What will the landscaping around this temple be like? Isaiah 60:13.

People will travel to this area to worship God—to interact with Him—just like in the “garden of the Lord.”

All Four Traits Typify the Spiritual

The Bible clearly shows how all these physical attributes of both yesterday’s and tomorrow’s Eden have even deeper spiritual parallels. The presence of plentiful food, water and trees in both Eden and the World Tomorrow have further-reaching spiritual implications.

What is food a type of on the spiritual level? Matthew 4:4; John 6:48.

What kind of spiritual concepts does water typify? John 7:38-39; Jeremiah 2:13; Isaiah 12:3; Revelation 7:16-17.

When those spiritual components are in our lives, we become “like a watered garden” ourselves (Isaiah 58:11; see also Jeremiah 31:12).

What spiritual parallels can be drawn from trees and their fruits as related to the World Tomorrow? Isaiah 27:6; 61:3, 11.

The passage in Isaiah 61 gives the image of God as the gardener and human beings like spiritual trees that He is planting and cultivating.

Psalm 92 is believed to be a psalm God gave to Adam in Eden. It is no coincidence then that this psalm has several references to trees. What specific trees are used in this metaphor? Psalm 92:12-14.

These kinds of trees forming these kinds of roots and bearing these kinds of fruits are what our lives are like when we live righteously. It is like we are literally planted in God’s temple—again, typified by the garden God planted physically.

Even that fourth component we discussed—that Eden was like God’s throne room and also a type of the Ezekiel temple in the Millennium—was a type of something more majestic coming to Earth.
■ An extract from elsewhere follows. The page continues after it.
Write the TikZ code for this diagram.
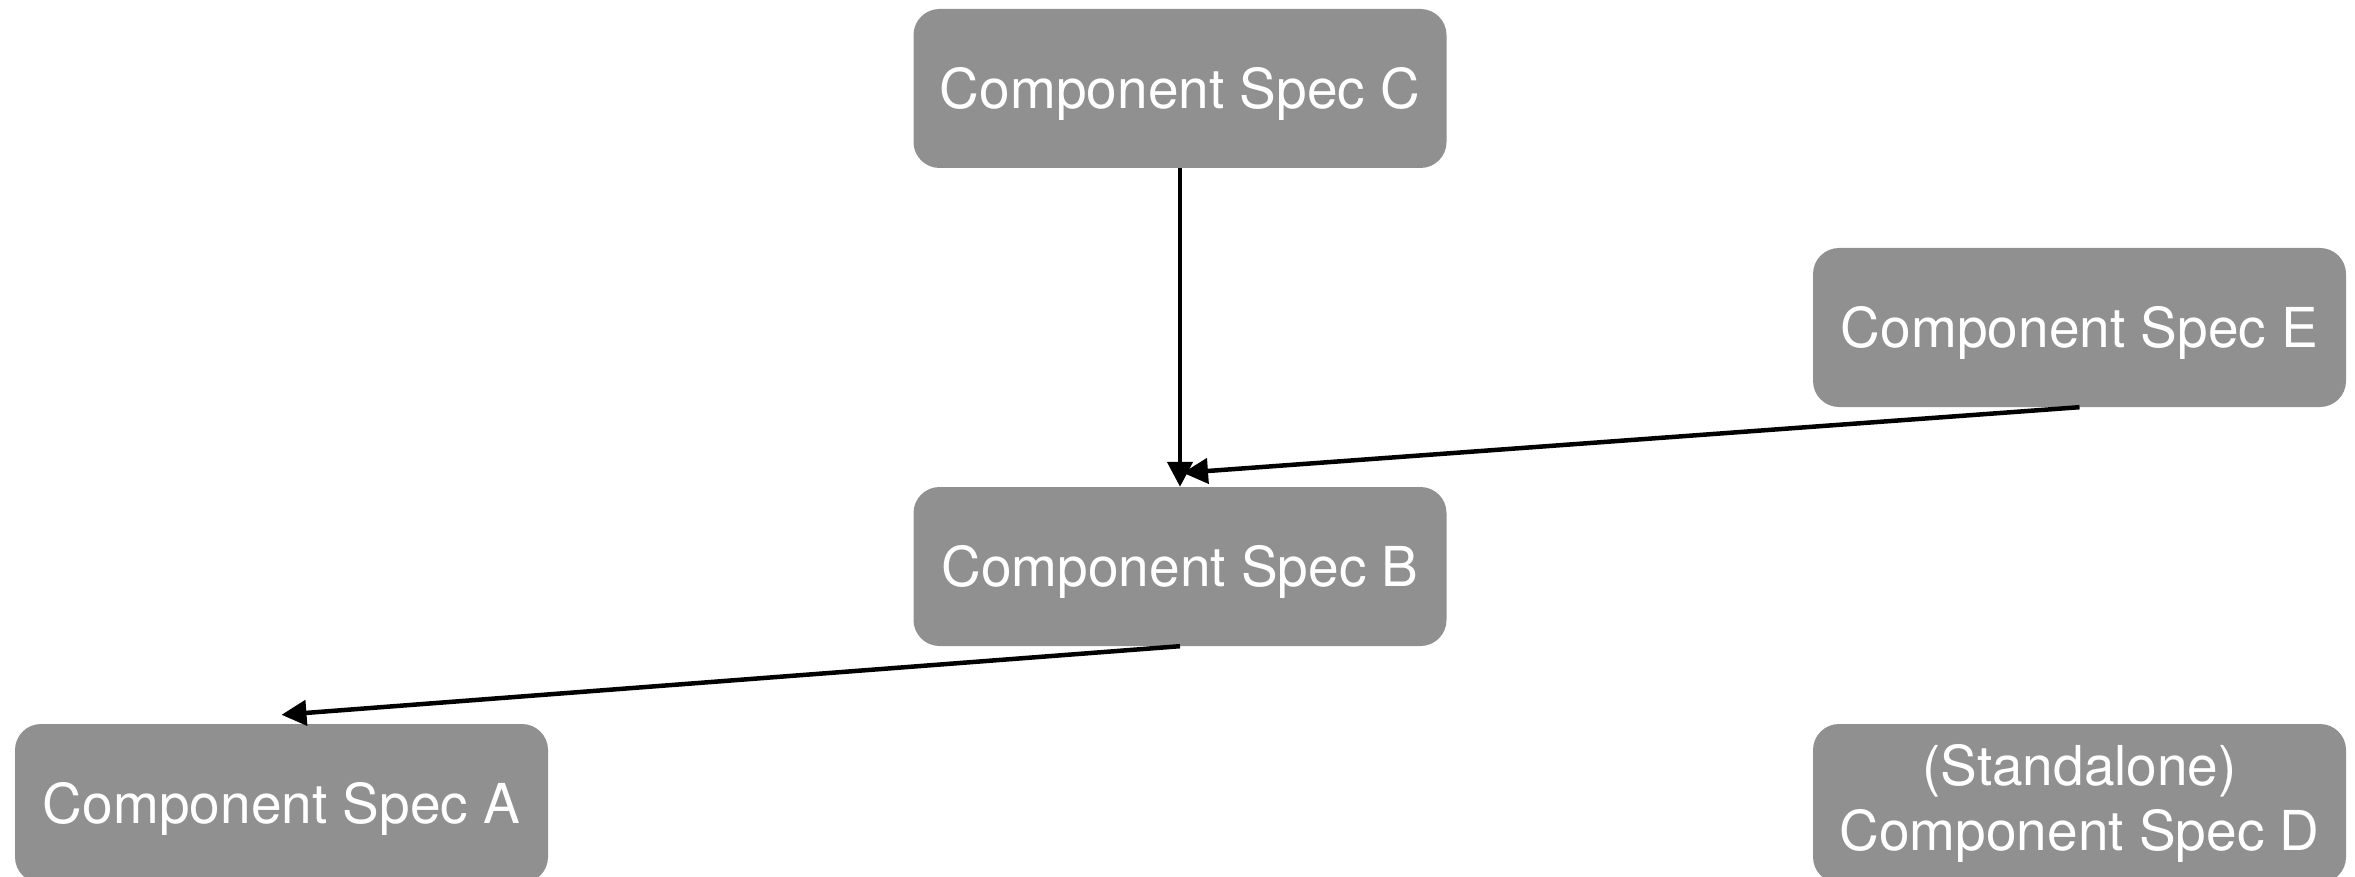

Because, as Revelation 21 and 22 discuss, the place of God’s heavenly throne is actually coming to Earth.

The Ultimate Eden

When we discuss the “World Tomorrow,” we generally are referring to the 1,000-year rule of God’s government on Earth (Revelation 20:6): But this also extends to the period following that: the 100-year period of the Great White Throne Judgment (verses 11-12; Isaiah 65:20). The period discussed in Revelation 21 and 22 go beyond that time—when God the Father Himself descends to plant the holy city of new Jerusalem here.

Is there a temple in new Jerusalem? Revelation 21:22.

When God is on Earth, there is the ultimate fulfillment of what Eden was. Plus, there is no need of a temple when God is literally right there with you. The new Jerusalem is the ultimate “Eden.”

What flows from God’s throne in the holy city? Revelation 22:1.

What else is does the holy city have in common with Eden? Verses 2, 14.

The Bible begins and ends with discussion about the tree of life, and with a garden of exceptional beauty where God dwells.

Here we find the tree of life, a pure river and water source, plus health-giving food emanating from that tree. And it’s all proceeding right from the very throne of God Himself!

In Ezekiel—The End-Time Prophet, Gerald Flurry writes: “God is always trying to get angels and men to create ‘Eden, the garden of God.’ That is what we are here to create, and what we will be creating in the World Tomorrow. Satan tried to destroy that garden of God, but wasn’t able to. He was able to conquer Adam and Eve, because they hadn’t kept the Garden of Eden as the garden of God. … Mr. Armstrong was given several ‘gardens of Eden,’ and he turned them into gardens of God. He transformed the three campuses of Ambassador College into examples of godly beauty—physically and spiritually. Today, God has given us some land to create a garden of God. He wants to see us create that garden and conquer Satan in the process …. What vision there is in the Garden of Eden! God wants to make the whole Earth and universe blossom like a rose. But that won’t happen until angels and men fulfill their God-given potential.”